Two years later, Lorts’ cancer returned. It moved to her liver and then to her brain. Brain surgery, more chemotherapy and more radiation followed. Yet even when her liver tumor grew slightly in 2009, this mother of two would not give up.

To Matthew Ellis, MB, BChir, PhD, this made Lorts a perfect candidate for an exciting clinical trial, written by Cynthia Ma, MD, PhD, and funded by the National Cancer Institute, for women with metastatic breast cancer.

“My trial is testing whether a certain drug will block communication between my tumor and the pathway that feeds it,” Lorts says. “The hope is that my tumor will not grow, or that it will even decrease in size. It’s a form of chemotherapy that is way less toxic than the standard chemotherapy that we could have chosen.”

The research of Dr. Ellis, the Anheuser-Busch Chair in Medical Oncology at Barnes-Jewish Hospital and a co-investigator of Lorts’ clinical trial, drew Lorts to him in the first place.

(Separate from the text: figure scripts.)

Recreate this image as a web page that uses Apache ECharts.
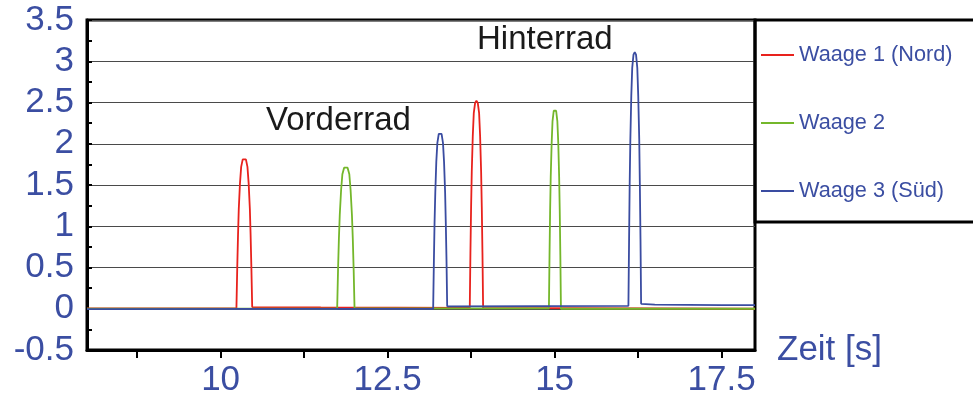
<!DOCTYPE html>
<html>
<head>
<meta charset="utf-8">
<script src="https://cdn.jsdelivr.net/npm/echarts@6/dist/echarts.min.js"></script>
<style>
  html, body { margin: 0; padding: 0; background: #fff; }
  #chart { width: 973px; height: 401px; }
</style>
</head>
<body>
<div id="chart"></div>
<script>
// Load cells: force in tonnes over time in seconds, one trace per scale
const seriesNames = ['Waage 1 (Nord)', 'Waage 2', 'Waage 3 (Süd)'];
const seriesColors = ['#e8221d', '#74b72b', '#3a4ca1'];

const waage1 = [
  [8, 0.005], [10.237, 0.005],
  [10.249, 0.49], [10.261, 0.90], [10.272, 1.21], [10.29, 1.52], [10.308, 1.72], [10.331, 1.81],
  [10.355, 1.83],
  [10.379, 1.81], [10.402, 1.72], [10.42, 1.52], [10.438, 1.21], [10.449, 0.90], [10.461, 0.49],
  [10.473, 0.02], [11.5, 0.015], [13.73, 0.01],
  [13.74, 0.68], [13.75, 1.235], [13.76, 1.66], [13.775, 2.09], [13.79, 2.37], [13.81, 2.495],
  [13.83, 2.52],
  [13.85, 2.495], [13.87, 2.37], [13.885, 2.09], [13.90, 1.66], [13.91, 1.235], [13.92, 0.68],
  [13.93, 0.01], [18, 0.0]
];

const waage2 = [
  [8, 0.0], [11.745, 0.0],
  [11.758, 0.47], [11.771, 0.85], [11.784, 1.14], [11.804, 1.44], [11.823, 1.63], [11.849, 1.71],
  [11.875, 1.73],
  [11.901, 1.71], [11.927, 1.63], [11.946, 1.44], [11.966, 1.14], [11.979, 0.85], [11.992, 0.47],
  [12.005, 0.005], [14.915, 0.005],
  [14.924, 0.65], [14.933, 1.19], [14.942, 1.60], [14.956, 2.01], [14.969, 2.275], [14.987, 2.40],
  [15.005, 2.42],
  [15.023, 2.40], [15.041, 2.275], [15.055, 2.01], [15.068, 1.60], [15.077, 1.19], [15.086, 0.65],
  [15.095, 0.0], [18, 0.0]
];

const waage3 = [
  [8, -0.005], [13.182, 0.0],
  [13.193, 0.58], [13.203, 1.05], [13.214, 1.41], [13.229, 1.78], [13.245, 2.01], [13.266, 2.12],
  [13.287, 2.14],
  [13.308, 2.12], [13.329, 2.01], [13.345, 1.78], [13.361, 1.41], [13.371, 1.05], [13.382, 0.58],
  [13.392, 0.03], [16.105, 0.035],
  [16.115, 0.84], [16.124, 1.52], [16.134, 2.05], [16.148, 2.58], [16.162, 2.92], [16.181, 3.08],
  [16.2, 3.11],
  [16.219, 3.08], [16.238, 2.92], [16.252, 2.58], [16.267, 2.05], [16.276, 1.52], [16.286, 0.84],
  [16.295, 0.06], [16.5, 0.05], [17.5, 0.045], [18, 0.045]
];

const seriesData = [waage1, waage2, waage3];

// Axis ticks and labels
const xLabelValues = [10, 12.5, 15, 17.5];
const xTickValues = [8.75, 10, 11.25, 12.5, 13.75, 15, 16.25, 17.5];
const axisTitle = 'Zeit [s]';
const annotations = [
  { text: 'Vorderrad', x: 266, y: 121 },
  { text: 'Hinterrad', x: 477, y: 40 }
];

const labelBlue = '#3b4ea2';
const fontFamily = '"Liberation Sans", Arial, sans-serif';

const chart = echarts.init(document.getElementById('chart'), null, { renderer: 'canvas' });

chart.setOption({
  animation: false,
  backgroundColor: '#fff',
  grid: {
    left: 87, right: 218, top: 20, bottom: 51,
    show: true, borderColor: '#000', borderWidth: 3, backgroundColor: 'transparent'
  },
  xAxis: {
    type: 'value',
    min: 8, max: 18,
    name: axisTitle,
    nameLocation: 'end',
    nameGap: 22,
    nameTextStyle: {
      fontSize: 35, color: labelBlue, fontFamily: fontFamily,
      verticalAlign: 'middle', padding: [8, 0, 0, 0]
    },
    axisLine: { show: true, onZero: false, lineStyle: { color: '#000', width: 3 } },
    axisTick: { show: true, length: 8, customValues: xTickValues, lineStyle: { color: '#000', width: 2 } },
    axisLabel: {
      customValues: xLabelValues,
      fontSize: 35, color: labelBlue, fontFamily: fontFamily, margin: 13
    },
    splitLine: { show: false }
  },
  yAxis: {
    type: 'value',
    min: -0.5, max: 3.5, interval: 0.5,
    axisLine: { show: true, lineStyle: { color: '#000', width: 3 } },
    axisTick: { show: true, inside: true, length: 5, lineStyle: { color: '#000', width: 2 } },
    minorTick: { show: true, splitNumber: 2, length: 5, lineStyle: { color: '#000', width: 2 } },
    axisLabel: { fontSize: 35, color: labelBlue, fontFamily: fontFamily, margin: 13 },
    splitLine: { show: true, lineStyle: { color: '#4a4a4a', width: 1 } }
  },
  legend: {
    orient: 'vertical',
    left: 761, top: 43, padding: 0,
    itemWidth: 33, itemHeight: 14, itemGap: 44,
    icon: 'path://M0,0 L33,0 L33,2 L0,2 Z',
    textStyle: { fontSize: 21.7, color: labelBlue, fontFamily: fontFamily, lineHeight: 24 },
    data: seriesNames.map((n, i) => ({ name: n, itemStyle: { color: seriesColors[i] } }))
  },
  graphic: [
    {
      type: 'rect', z: 100, silent: true,
      shape: { x: 755, y: 20, width: 240, height: 202 },
      style: { fill: 'none', stroke: '#000', lineWidth: 3 }
    }
  ].concat(annotations.map(a => ({
    type: 'text', z: 100, silent: true,
    style: {
      text: a.text, x: a.x, y: a.y,
      font: '33px ' + fontFamily, fill: '#1a1a1a',
      textAlign: 'left', textVerticalAlign: 'middle'
    }
  }))),
  series: seriesData.map((d, i) => ({
    name: seriesNames[i],
    type: 'line',
    data: d,
    symbol: 'none',
    showSymbol: false,
    color: seriesColors[i],
    lineStyle: { color: seriesColors[i], width: 1.8 }
  }))
});
</script>
</body>
</html>
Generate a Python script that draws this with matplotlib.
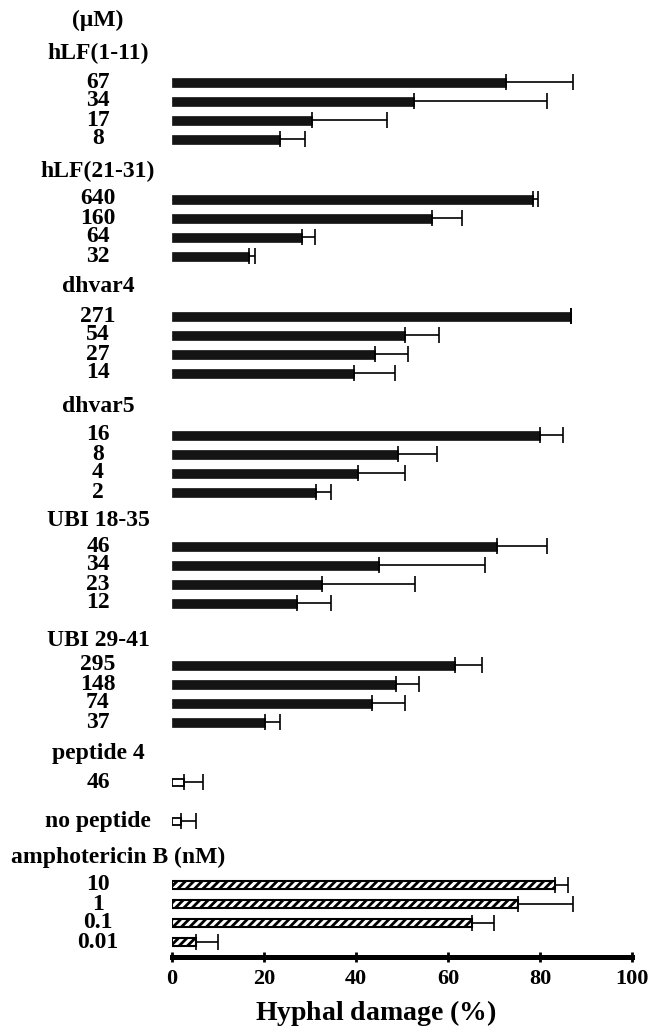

“His work is so in-depth that I trust him completely,” she says. “He puts his heart and soul into finding a cure that works for every type of breast cancer. Of course, my family also adores him because he takes the time to talk with us every time I see him. I know that I’m a person to him.”

The Barnes-Jewish Hospital Foundation’s Cancer Frontier Fund exists so that Dr. Ellis, Dr. Ma and other Siteman Cancer Center researchers have funding to take leaps that could rapidly result in new ways for patients to beat cancer without horrendous side effects, or to live with cancer in good health.

“I’m in no pain, I teach, I take care of my family — I do everything I normally do,” Lorts says. “Every new option that’s discovered through innovative research is a step in the right direction for cancer patients like me. I am living with cancer, not dying from it.”